Para piorar as coisas, é normal o uso da violência física como método pedagógico; o ensino é caro e a universidade está ao alcance de poucos; os colégios estão em ruínas.

Um exemplo absurdo: um fim de semana muitos estudantes do segundo grau me procuraram porque tinham mandado para eles uma tarefa. Imagina: Não há energia elétrica, jornais, televisão, rádio, internet, nada de nada. E um professor pediu-lhes a lista do Governo de Serra Leoa, com seus ministérios e os nomes de ministros e vice-ministros.

Conseguir essa lista custará a um aluno de Espanha menos de cinco minutos: vão ao senhor Google, pergunta-lhe, colam, pegam, imprimem, entregam. Mas um jovem de Kadagbana, que chega a nossa casa depois de caminhar duas horas desde Kamabai a um lugar sem energia elétrica, sem nenhum escritório de nada, sem ninguém a quem perguntar…

Tenho completa certeza de que o lúcido professor da escola secundária wesleyana que decidiu colocar essa tarefa não sabia ele mesmo a resposta. Puxa! Quem no Brasil sabe, de pé e decorado, o nome de todos os ministérios, ministros e vice-ministros? E o mais importante, para que serve conhecer isso?
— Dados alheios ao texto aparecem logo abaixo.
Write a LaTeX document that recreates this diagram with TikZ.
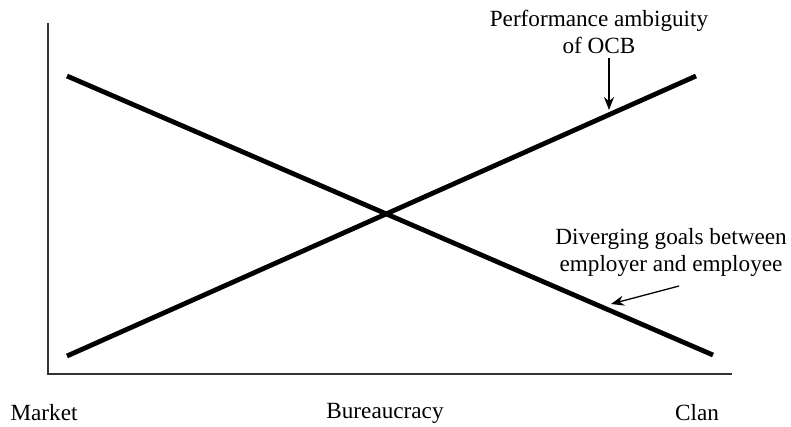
\documentclass[tikz,border=0pt]{standalone}
\usepackage{fontspec}
\setmainfont{Liberation Serif}
\usetikzlibrary{arrows.meta}
\begin{document}
\begin{tikzpicture}[x=1pt,y=-1pt,
  axis/.style={line width=1.6pt, draw=black!80},
  curve/.style={line width=4.8pt},
  pointer/.style={line width=1.3pt,-{Stealth[length=13pt,width=10pt]}},
  lbl/.style={font=\fontsize{23.2}{27}\selectfont, align=center, inner sep=0pt}]
\useasboundingbox (0,0) rectangle (791,426);
% axes
\coordinate (top) at (48,23);
\coordinate (orig) at (48,374);
\coordinate (xend) at (732,374);
\draw[axis] (top) -- (orig) -- (xend);
% lines
\coordinate (d1) at (67,76);
\coordinate (d2) at (713,355);
\coordinate (a1) at (67,356);
\coordinate (a2) at (696,76);
\draw[curve] (d1) -- (d2);
\draw[curve] (a1) -- (a2);
% labels
\node[lbl] (perf) at (599,32) {Performance ambiguity\\of OCB};
\node[lbl] (div) at (671,252) {Diverging goals between\\employer and employee};
\coordinate (p1) at (609,58);
\coordinate (p2) at (609,110);
\draw[pointer] (p1) -- (p2);
\coordinate (q1) at (679,286);
\coordinate (q2) at (611,304);
\draw[pointer] (q1) -- (q2);
% axis labels
\node[lbl] (market) at (44,413) {Market};
\node[lbl] (bur) at (385,413) {Bureaucracy};
\node[lbl] (clan) at (697,413) {Clan};
\end{tikzpicture}
\end{document}
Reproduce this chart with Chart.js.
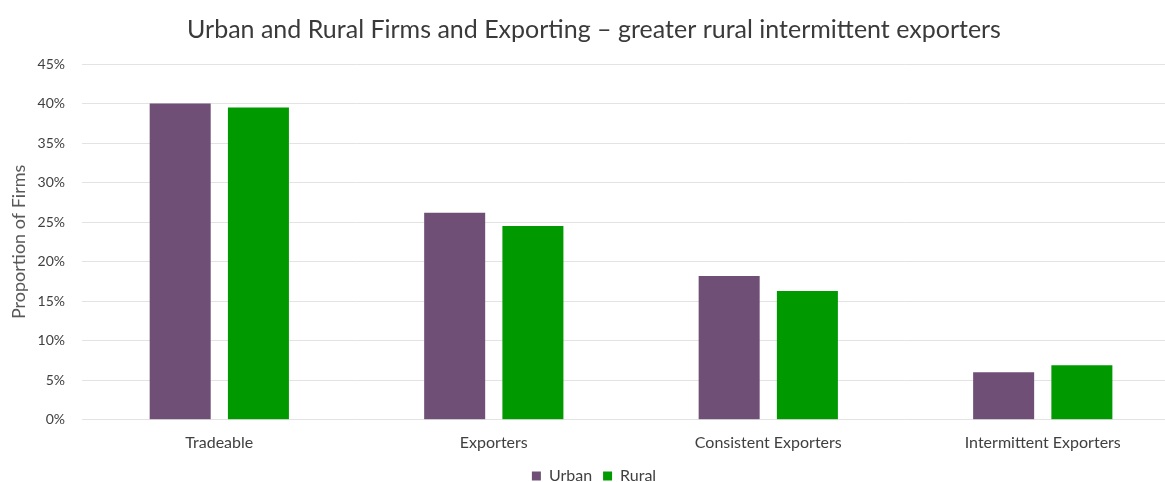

Quando entreguei a Thomas, o jovem de Kadagbana, a lista que baixei da Internet, ele soltou esta frase: “Estou muito feliz. Desta vez não vai me bater com o chicote por não ter apresentado o trabalho” (‘they will not flog me this time!’). Fiquei assustado: o professor manda algo impossível, e ainda dá com o pau a quem não o consegue. Logo pensei que este era o oposto metafísico ao “dá o que mandas manda o que queiras” de santo Agostinho.

Cifras: em Biriwa, o ano 2011, nenhum aluno tem aprovado o West African Senior Secundary Examination (WASSE), o “vestibular” que permite a passagem do secundário à universidade. Enquanto a Basic Education Certificate Examination (BECE), para passar do secundário Junior à sênior, o número de aprovados não passa de 30%. E no National Primary School Examination (NPSE), no exame para passar do primário ao secundário, ficam mais de 80% dos alunos. Por isso existem umas 15 escolas com curso sexto de primário e somente três com curso primeiro de secundário. Esse exame é uma sangria de alunos.

As três provas (NPSE, BECE, WASSE) são comuns e idênticas para Serra Leoa, Gana, Gâmbia, Guiné Conakry ou Libéria. Mas as escolas e as condições não são iguais em Kamabai que em Freetown, nem entre Freetown e Accra. Por que essas injustiças? Não seria melhor ensinar que dedicar-se a mandar tarefas absurdas para depois cansar o braço de tanto bater nos alunos?